You know, I've been having the exact same problem as C. Bryant.
I've been able to find a short-term solution, but it's really, really inelegant, and you probably won't like this for a number of reasons. But....
Boot up and obtain an IP address via DHCP, and jot down the gateway. Then, reconfigure e-smith to use a static IP and use the IP and gateway addresses that were assigned to you initially.
Here's what's going on: When my server boots up, it starts up the network services daemon, starts a few other things, then starts the dhcp daemon. Somewhere in there (init 7) the e-smith server is attempting to negotiate an IP from my ISP's DHCP server--for some reason, my server uses a temporary internal network IP (192.168.65.17, in my case -- don't ask me where this comes from), THEN receives a routable IP address by the time the DHCP daemon is initialized.
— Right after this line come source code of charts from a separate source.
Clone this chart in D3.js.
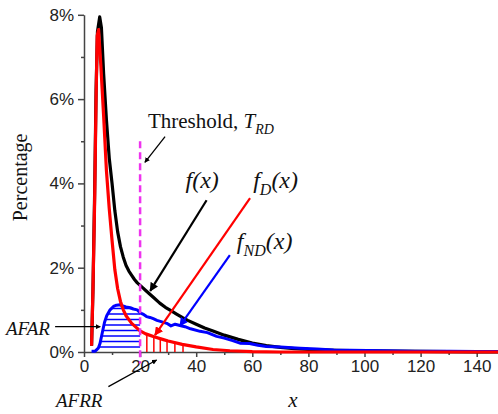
<!DOCTYPE html>
<html>
<head>
<meta charset="utf-8">
<script src="https://cdn.jsdelivr.net/npm/d3@7"></script>
<style>
  body { margin: 0; background: #fff; }
  svg { display: block; }
  .tick text { font-family: "Liberation Sans", Arial, sans-serif; font-size: 17px; fill: #222; }
  .serif { font-family: "Liberation Serif", "Times New Roman", serif; fill: #111; }
</style>
</head>
<body>
<div id="chart"></div>
<script>
// f(x) - all
var blackX = [2.7, 3.2, 3.8, 4.3, 4.8, 5.6, 6.2, 7, 8, 9, 10, 11, 12, 13, 14, 15, 16, 17, 18, 19, 20, 21, 22, 23, 24, 25, 27, 29, 31, 33, 35, 37, 40, 43, 46, 50, 55, 60, 65, 70, 75, 80, 90, 100, 110, 120, 130, 140, 150];
var blackY = [0.15, 1.5, 3.8, 6.2, 7.6, 7.95, 7.7, 6.6, 5.5, 4.6, 4.0, 3.35, 2.85, 2.5, 2.25, 2.05, 1.92, 1.82, 1.72, 1.64, 1.58, 1.52, 1.46, 1.4, 1.34, 1.28, 1.16, 1.06, 0.98, 0.9, 0.82, 0.75, 0.66, 0.57, 0.5, 0.4, 0.3, 0.21, 0.15, 0.11, 0.08, 0.06, 0.04, 0.03, 0.02, 0.015, 0.01, 0.005, 0];
// fD(x)
var redX = [2.7, 3.2, 3.8, 4.3, 4.7, 5.2, 6, 7, 8, 9, 10, 11, 12, 13, 14, 15, 17, 20, 22, 25, 28, 30, 35, 40, 46, 52, 60, 70, 150];
var redY = [0.15, 1.5, 3.6, 6.0, 7.5, 7.65, 6.8, 5.6, 4.3, 3.4, 2.65, 1.95, 1.5, 1.2, 1.0, 0.86, 0.68, 0.5, 0.43, 0.36, 0.3, 0.26, 0.18, 0.12, 0.06, 0.03, 0.01, 0, 0];
// fND(x)
var blueX = [2.7, 4, 5.1, 5.7, 6.5, 7.3, 8.1, 9.3, 10.5, 11.6, 12.8, 13.9, 15, 16.5, 17.6, 19, 20, 21, 22.3, 23.5, 24.7, 26, 27.5, 29.5, 31, 32.5, 34.2, 36, 38, 41.4, 44, 47.3, 50, 53, 55.6, 59, 62, 65, 70, 77, 83, 89, 95, 107, 118, 130, 140, 150];
var blueY = [0.02, 0.02, 0.09, 0.2, 0.45, 0.7, 0.86, 1.0, 1.08, 1.11, 1.12, 1.09, 1.07, 1.05, 1.02, 1.0, 0.93, 0.9, 0.84, 0.82, 0.79, 0.75, 0.72, 0.68, 0.62, 0.66, 0.63, 0.6, 0.55, 0.49, 0.46, 0.37, 0.33, 0.27, 0.21, 0.2, 0.16, 0.13, 0.12, 0.09, 0.07, 0.05, 0.04, 0.03, 0.02, 0.02, 0.01, 0.01];

var xTicks = [0, 20, 40, 60, 80, 100, 120, 140];
var xMinor = [10, 30, 50, 70, 90, 110, 130];
var yTicks = [0, 2, 4, 6, 8];
var yMinor = [1, 3, 5, 7];
var threshold = 20;
var afarLevels = [0.12, 0.25, 0.38, 0.51, 0.64, 0.77, 0.9, 1.03];
var afrrX = [22.4, 24.9, 27.2, 29.6, 32.4, 35.3];

var W = 498, H = 414;
var svg = d3.select("#chart").append("svg").attr("width", W).attr("height", H);

var x = d3.scaleLinear().domain([0, 150]).range([84, 504.75]);
var y = d3.scaleLinear().domain([0, 8]).range([352, 14.8]);

var pts = (xs, ys) => xs.map((v, i) => [v, ys[i]]);
var black = pts(blackX, blackY), red = pts(redX, redY), blue = pts(blueX, blueY);

var line = d3.line().x(d => x(d[0])).y(d => y(d[1]));
var area = d3.area().x(d => x(d[0])).y0(y(0)).y1(d => y(d[1]));

// markers
var defs = svg.append("defs");
[["k", "#000"], ["r", "#ff0000"], ["b", "#0000ff"]].forEach(function (m) {
  defs.append("marker").attr("id", "arr-" + m[0])
    .attr("viewBox", "0 0 10 10").attr("refX", 9).attr("refY", 5)
    .attr("markerWidth", 4).attr("markerHeight", 4).attr("orient", "auto")
    .append("path").attr("d", "M0,0 L10,5 L0,10 z").attr("fill", m[1]);
});
defs.append("clipPath").attr("id", "clip-blue").append("path").attr("d", area(blue));
defs.append("clipPath").attr("id", "clip-red").append("path").attr("d", area(red));

// axes
var axisX = svg.append("g").attr("transform", "translate(0," + y(0) + ")")
  .call(d3.axisBottom(x).tickValues(xTicks).tickSize(5).tickSizeOuter(0).tickPadding(3));
svg.append("g").attr("transform", "translate(0," + y(0) + ")")
  .call(d3.axisBottom(x).tickValues(xMinor).tickSize(3).tickSizeOuter(0).tickFormat(""))
  .select(".domain").remove();
var axisY = svg.append("g").attr("transform", "translate(" + x(0) + ",0)")
  .call(d3.axisLeft(y).tickValues(yTicks).tickSize(6).tickSizeOuter(0).tickPadding(4).tickFormat(d => d + "%"));
svg.append("g").attr("transform", "translate(" + x(0) + ",0)")
  .call(d3.axisLeft(y).tickValues(yMinor).tickSize(3).tickSizeOuter(0).tickFormat(""))
  .select(".domain").remove();
svg.selectAll(".domain, .tick line").attr("stroke", "#444").attr("stroke-width", 1.5);

// AFAR hatching (horizontal, under blue, left of threshold)
svg.append("g").attr("clip-path", "url(#clip-blue)")
  .selectAll("line").data(afarLevels).enter().append("line")
  .attr("x1", x(0)).attr("x2", x(threshold))
  .attr("y1", d => y(d)).attr("y2", d => y(d))
  .attr("stroke", "#0000ff").attr("stroke-width", 1.5);

// AFRR hatching (vertical, under red, right of threshold)
svg.append("g").attr("clip-path", "url(#clip-red)")
  .selectAll("line").data(afrrX).enter().append("line")
  .attr("x1", d => x(d)).attr("x2", d => x(d))
  .attr("y1", y(0)).attr("y2", y(2))
  .attr("stroke", "#ff0000").attr("stroke-width", 1.5);

// curves
svg.append("path").attr("d", line(black)).attr("fill", "none").attr("stroke", "#000").attr("stroke-width", 3.2).attr("stroke-linejoin", "round");
svg.append("path").attr("d", line(blue)).attr("fill", "none").attr("stroke", "#0000ff").attr("stroke-width", 3).attr("stroke-linejoin", "round");
svg.append("path").attr("d", line(red)).attr("fill", "none").attr("stroke", "#ff0000").attr("stroke-width", 3.2).attr("stroke-linejoin", "round");

// threshold
svg.append("line").attr("x1", x(threshold)).attr("x2", x(threshold))
  .attr("y1", y(5.0)).attr("y2", y(-0.27))
  .attr("stroke", "#ee33ee").attr("stroke-width", 2.5).attr("stroke-dasharray", "7,4");

// arrows
function arrow(p0, p1, color, id, w) {
  svg.append("line")
    .attr("x1", x(p0[0])).attr("y1", y(p0[1])).attr("x2", x(p1[0])).attr("y2", y(p1[1]))
    .attr("stroke", color).attr("stroke-width", w).attr("marker-end", "url(#arr-" + id + ")");
}
arrow([28.9, 5.11], [21.7, 4.5], "#000", "k", 1.3);
arrow([43.7, 3.6], [23.6, 1.45], "#000", "k", 2.2);
arrow([59.2, 3.65], [25.3, 0.4], "#ff0000", "r", 2.2);
arrow([52.0, 2.3], [34.2, 0.62], "#0000ff", "b", 2.2);
arrow([-10.3, 0.6], [5.8, 0.6], "#000", "k", 1.3);
arrow([8.7, -0.82], [25.9, -0.19], "#000", "k", 1.3);

// labels
svg.append("text").attr("class", "serif").attr("font-size", 20)
  .attr("transform", "translate(27," + ((y(0) + y(8)) / 2 - 6) + ") rotate(-90)")
  .attr("text-anchor", "middle").text("Percentage");
svg.append("text").attr("class", "serif").attr("font-size", 21).attr("font-style", "italic")
  .attr("x", x(74.5)).attr("y", 407).attr("text-anchor", "middle").text("x");

var t = svg.append("text").attr("class", "serif").attr("font-size", 21)
  .attr("x", x(22.8)).attr("y", y(5.31));
t.append("tspan").text("Threshold, ");
t.append("tspan").attr("font-style", "italic").text("T");
t.append("tspan").attr("font-style", "italic").attr("font-size", 14).attr("dy", 6).text("RD");

var f = svg.append("text").attr("class", "serif").attr("font-size", 24).attr("font-style", "italic")
  .attr("x", x(36.2)).attr("y", y(3.9));
f.append("tspan").text("f(x)");

var fd = svg.append("text").attr("class", "serif").attr("font-size", 24).attr("font-style", "italic")
  .attr("x", x(60.3)).attr("y", y(3.9));
fd.append("tspan").text("f");
fd.append("tspan").attr("font-size", 16).attr("dy", 7).text("D");
fd.append("tspan").attr("dy", -7).text("(x)");

var fnd = svg.append("text").attr("class", "serif").attr("font-size", 24).attr("font-style", "italic")
  .attr("x", x(54.5)).attr("y", y(2.45));
fnd.append("tspan").text("f");
fnd.append("tspan").attr("font-size", 16).attr("dy", 7).text("ND");
fnd.append("tspan").attr("dy", -7).text("(x)");

svg.append("text").attr("class", "serif").attr("font-size", 19).attr("font-style", "italic")
  .attr("x", 6).attr("y", y(0.4)).text("AFAR");
svg.append("text").attr("class", "serif").attr("font-size", 19).attr("font-style", "italic")
  .attr("x", 56).attr("y", 407).text("AFRR");
</script>
</body>
</html>
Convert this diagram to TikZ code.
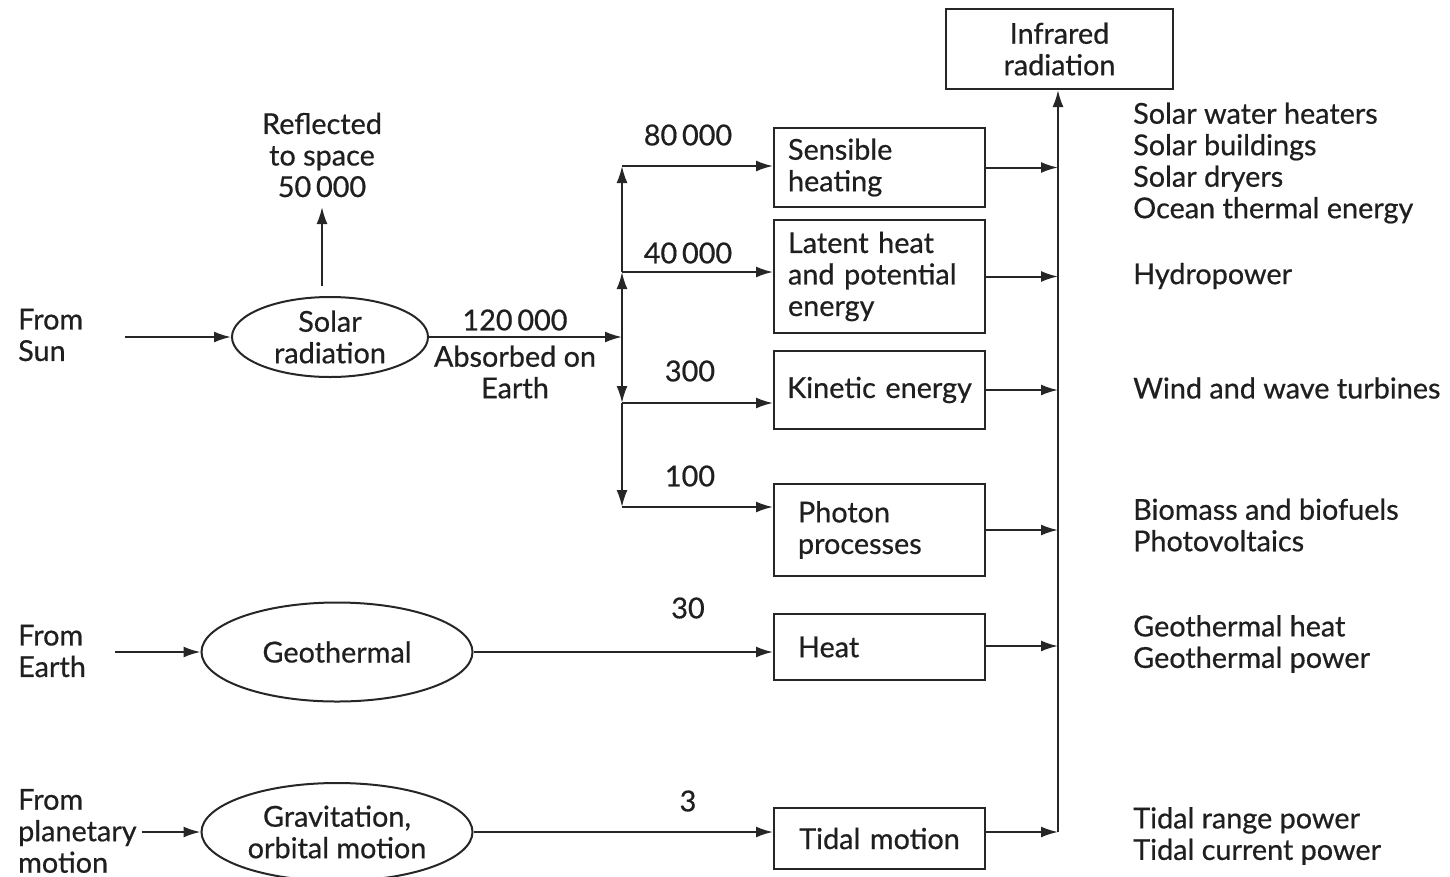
\documentclass[tikz,border=0pt]{standalone}
\usepackage{fontspec}
\setmainfont{Lato}[FakeBold=0.6]
\usetikzlibrary{arrows.meta,shapes.geometric}
\begin{document}
\begin{tikzpicture}[x=1pt,y=-1pt,
  every node/.style={font=\fontsize{28.8}{31.5}\selectfont, text=black!88},
  ln/.style={line width=2pt, draw=black!85},
  arr/.style={ln, -{Latex[length=17pt,width=11pt]}},
  box/.style={draw=black!85, line width=2pt, rectangle, minimum width=211pt, anchor=north west, inner ysep=0pt},
  boxl/.style={box, text width=183pt, inner xsep=14pt, align=left},
  boxm/.style={box, text width=163pt, inner xsep=24pt, align=left},
  boxc/.style={box, text width=190pt, inner xsep=10pt, align=center},
  oval/.style={draw=black!85, line width=2pt, ellipse, inner sep=0pt, align=center},
  lbl/.style={align=left, anchor=west, inner sep=0pt},
  num/.style={inner sep=0pt}
]
\useasboundingbox (0,0) rectangle (1450,876);

% boxes
\node[box, minimum width=227pt, minimum height=80pt, align=center] (ir) at (945,8) {Infrared\\radiation};
\node[boxl, minimum height=79pt] (sens) at (773,127) {Sensible\\heating};
\node[boxl, minimum height=113pt] (lat) at (773,219) {Latent heat\\and potential\\energy};
\node[boxc, minimum height=78pt] (kin) at (773,350) {Kinetic energy};
\node[boxm, minimum height=92pt] (pho) at (773,483) {Photon\\processes};
\node[boxm, minimum height=66pt] (heat) at (773,613) {Heat};
\node[boxc, minimum height=61pt] (tid) at (773,807) {Tidal motion};

% ellipses
\node[oval, minimum width=196pt, minimum height=80pt] (sol) at (330,337) {Solar\\radiation};
\node[oval, minimum width=271pt, minimum height=99pt] (geo) at (337,652) {Geothermal};
\node[oval, minimum width=271pt, minimum height=98pt] (grav) at (337,832) {Gravitation,\\orbital motion};

% left labels
\node[lbl] (fsun) at (18,335) {From\\Sun};
\node[lbl] (fearth) at (18,651) {From\\Earth};
\node[lbl] (fplan) at (18,831) {From\\planetary\\motion};
\node[align=center, inner sep=0pt] (refl) at (322,155) {Reflected\\to space\\50\,000};
\node[num] (n120) at (515,320) {120\,000};
\node[align=center, inner sep=0pt] (abs) at (515,372) {Absorbed on\\Earth};

% numbers
\node[num] (n80) at (688,135) {80\,000};
\node[num] (n40) at (688,253) {40\,000};
\node[num] (n300) at (690,371) {300};
\node[num] (n100) at (690,476) {100};
\node[num] (n30) at (688,608) {30};
\node[num] (n3) at (688,801) {3};

% right labels
\node[lbl] (r1) at (1133,163) {Solar water heaters\\Solar buildings\\Solar dryers\\Ocean thermal energy};
\node[lbl] (r2) at (1133,276) {Hydropower};
\node[lbl] (r3) at (1133,388) {Wind and wave turbines};
\node[lbl] (r4) at (1133,525) {Biomass and biofuels\\Photovoltaics};
\node[lbl] (r5) at (1133,644) {Geothermal heat\\Geothermal power};
\node[lbl] (r6) at (1133,836) {Tidal range power\\Tidal current power};

% coordinates
\coordinate (s0) at (125,337);
\coordinate (e0) at (115,652);
\coordinate (p0) at (142,832);
\coordinate (r0) at (322,286);
\coordinate (j0) at (622,337);
\coordinate (j1) at (622,272);
\coordinate (j2) at (622,166);
\coordinate (j3) at (622,403);
\coordinate (j4) at (622,507);
\coordinate (hin) at (773,652);
\coordinate (tin) at (773,832);
\coordinate (hout) at (984,646);
\coordinate (tout) at (984,832);
\coordinate (c0) at (1058,832);

% input arrows
\draw[arr] (s0) -- (sol.west);
\draw[arr] (e0) -- (geo.west);
\draw[arr] (p0) -- (grav.west);
\draw[arr] (r0) -- (refl.south |- 0,207);
\draw[arr] (sol.east) -- (j0);
\draw[arr] (j0) -- (j1);
\draw[arr] (j1) -- (j2);
\draw[arr] (j0) -- (j3);
\draw[arr] (j3) -- (j4);
\draw[arr] (j2) -- (j2 -| sens.west);
\draw[arr] (j1) -- (j1 -| lat.west);
\draw[arr] (j3) -- (j3 -| kin.west);
\draw[arr] (j4) -- (j4 -| pho.west);
\draw[arr] (geo.east) -- (hin);
\draw[arr] (grav.east) -- (tin);

% output arrows
\draw[arr] (sens.east) -- (sens.east -| c0);
\draw[arr] (lat.east) -- (lat.east -| c0);
\draw[arr] (kin.east) -- (kin.east -| c0);
\draw[arr] (pho.east) -- (pho.east -| c0);
\draw[arr] (hout) -- (hout -| c0);
\draw[arr] (tout) -- (c0);
\draw[arr] (c0) -- (c0 |- ir.south);
\end{tikzpicture}
\end{document}
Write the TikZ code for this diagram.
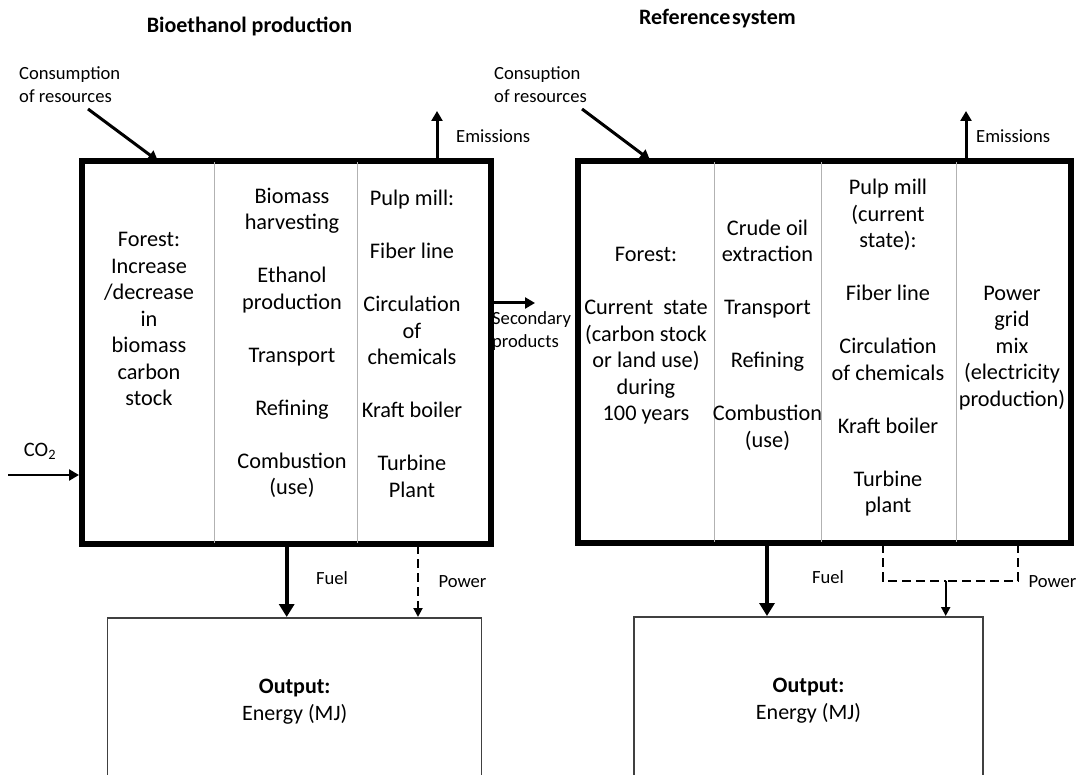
\documentclass[tikz,border=0pt]{standalone}
\usepackage{fontspec}
\setmainfont{Carlito}
\usetikzlibrary{arrows.meta}
\begin{document}
\begin{tikzpicture}[x=1pt,y=-1pt,
  sysbox/.style={draw=black, line width=4pt, inner sep=0pt},
  divider/.style={draw=black!30, line width=1pt},
  coltext/.style={align=center, inner sep=0pt, font=\fontsize{22.3}{26.5}\selectfont},
  lbl/.style={inner sep=0pt, font=\fontsize{18.6}{23}\selectfont},
  title/.style={inner sep=0pt, font=\bfseries\fontsize{22}{26}\selectfont},
  outbox/.style={draw=black!75, line width=1.5pt, align=center, inner sep=0pt,
    font=\fontsize{22}{27}\selectfont},
  flow/.style={line width=3pt, -{Triangle[length=10pt,width=11pt]}},
  fuel/.style={line width=4pt, -{Triangle[length=13pt,width=15pt]}},
  power/.style={line width=2pt, dash pattern=on 9pt off 5pt},
  powertip/.style={-{Triangle[length=9pt,width=9pt]}},
  thinflow/.style={line width=2pt, -{Triangle[length=9pt,width=9pt]}}
]
\useasboundingbox (0,0) rectangle (1079,775);
\clip (0,0) rectangle (1079,775);

% ---------- titles ----------
\node[title, anchor=base] (t1) at (249.5,33) {Bioethanol production};
\node[title, anchor=base] (t2) at (717.5,25) {Reference\hspace{0.08em}system};

% ---------- system boxes ----------
\node[sysbox, minimum width=407pt, minimum height=380.5pt] (bio) at (286.5,352.75) {};
\node[sysbox, minimum width=491pt, minimum height=380pt] (ref) at (824.5,352) {};

% column dividers
\coordinate (d1) at (214,0);
\coordinate (d2) at (357.7,0);
\coordinate (d3) at (714,0);
\coordinate (d4) at (821,0);
\coordinate (d5) at (956,0);
\draw[divider] (d1 |- bio.north) -- (d1 |- bio.south);
\draw[divider] (d2 |- bio.north) -- (d2 |- bio.south);
\draw[divider] (d3 |- ref.north) -- (d3 |- ref.south);
\draw[divider] (d4 |- ref.north) -- (d4 |- ref.south);
\draw[divider] (d5 |- ref.north) -- (d5 |- ref.south);
% redraw outer frames over divider ends
\draw[line width=4pt] (bio.north west) rectangle (bio.south east);
\draw[line width=4pt] (ref.north west) rectangle (ref.south east);

% ---------- column texts: bioethanol production ----------
\node[coltext] (b1) at (149,319) {Forest:\\Increase\\/decrease\\in\\biomass\\carbon\\stock};
\node[coltext] (b2) at (292,343) {Biomass\\harvesting\\[26.5pt]Ethanol\\production\\[26.5pt]Transport\\[26.5pt]Refining\\[26.5pt]Combustion\\(use)};
\node[coltext] (b3) at (412,344) {Pulp mill:\\[26.5pt]Fiber line\\[26.5pt]Circulation\\of\\chemicals\\[26.5pt]Kraft boiler\\[26.5pt]Turbine\\Plant};

% ---------- column texts: reference system ----------
\node[coltext] (r1) at (646,336) {Forest:\\[26.5pt]Current\hspace{0.45em}state\\(carbon stock\\or land use)\\during\\100 years};
\node[coltext] (r2) at (767.5,335) {Crude oil\\extraction\\[26.5pt]Transport\\[26.5pt]Refining\\[26.5pt]Combustion\\(use)};
\node[coltext] (r3) at (888,348) {Pulp mill\\(current\\state):\\[26.5pt]Fiber line\\[26.5pt]Circulation\\of chemicals\\[26.5pt]Kraft boiler\\[26.5pt]Turbine\\plant};
\node[coltext] (r4) at (1012,348) {Power\\grid\\mix\\(electricity\\production)};

% ---------- output boxes ----------
\node[outbox, minimum width=374pt, minimum height=168pt, anchor=north] (out1) at (294.7,617) {\textbf{Output:}\\Energy (MJ)};
\node[outbox, minimum width=349pt, minimum height=168pt, anchor=north] (out2) at (808.5,616) {\textbf{Output:}\\Energy (MJ)};

% ---------- inputs and emissions: bioethanol production ----------
\node[lbl, align=left, anchor=west] (cons1) at (19,85) {Consumption\\of resources};
\coordinate (c1s) at (88,109);
\coordinate (c1e) at (158,161);
\draw[flow] (c1s) -- (c1e);

\coordinate (e1) at (437,111);
\draw[flow] (e1 |- bio.north) -- (e1);
\node[lbl, anchor=base west] (em1) at (456,143) {Emissions};

\node[lbl, font=\fontsize{20.5}{24}\selectfont] (co2) at (40,451) {CO\textsubscript{2}};
\coordinate (co2s) at (8,475);
\draw[flow, line width=2.5pt] (co2s) -- ([xshift=-2pt]co2s -| bio.west);

\coordinate (sec) at (535,303);
\draw[flow] (sec -| bio.east) -- (sec);
\node[lbl, align=left, anchor=west] (secl) at (492,331) {Secondary\\products};

% ---------- inputs and emissions: reference system ----------
\node[lbl, align=left, anchor=west] (cons2) at (494,85) {Consuption\\of resources};
\coordinate (c2s) at (582,109);
\coordinate (c2e) at (650,160);
\draw[flow] (c2s) -- (c2e);

\coordinate (e2) at (966,111);
\draw[flow] (e2 |- ref.north) -- (e2);
\node[lbl, anchor=base west] (em2) at (976,143) {Emissions};

% ---------- outputs: bioethanol production ----------
\coordinate (lf) at (286.7,0);
\draw[fuel] (lf |- bio.south) -- (lf |- out1.north);
\node[lbl, anchor=base] (fuel1) at (332,584) {Fuel};

\coordinate (lp) at (418,0);
\draw[power, powertip] (lp |- bio.south) -- (lp |- out1.north);
\node[lbl, anchor=base] (pow1) at (462.5,587) {Power};

% ---------- outputs: reference system ----------
\coordinate (rf) at (767,0);
\draw[fuel] (rf |- ref.south) -- (rf |- out2.north);
\node[lbl, anchor=base] (fuel2) at (828,583) {Fuel};

\coordinate (pa) at (882.7,0);
\coordinate (pb) at (1018,0);
\coordinate (pj) at (945.7,580.7);
\draw[power] (pa |- ref.south) |- (pj);
\draw[power] (pb |- ref.south) |- (pj);
\draw[thinflow] (pj) -- (pj |- out2.north);
\node[lbl, anchor=base] (pow2) at (1052.5,587) {Power};
\end{tikzpicture}
\end{document}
So, what happens is all the host and conf files (httpd.conf, hosts.conf, etc...) are written with the incorrect IP address. Therefore, my server (web, FTP, ssh) will not respond to any requests addressed to my domain name or external IP (except for ping, which DOES work).
Once I boot with the "static" IP address, the config files are written properly.
The only thing I worry about is since I've stopped requesting IP addresses from my ISP's DHCP server, I may loose the lease on my IP address, and have to restart every few days or weeks.
One possible solution is to change the init order in /etc/rc.d/rc7.d so that dhcpd starts sooner, or network starts later, or whatever writes the conf files starts much later. But I need to do more research on this before I do. I'll report back here once I know something.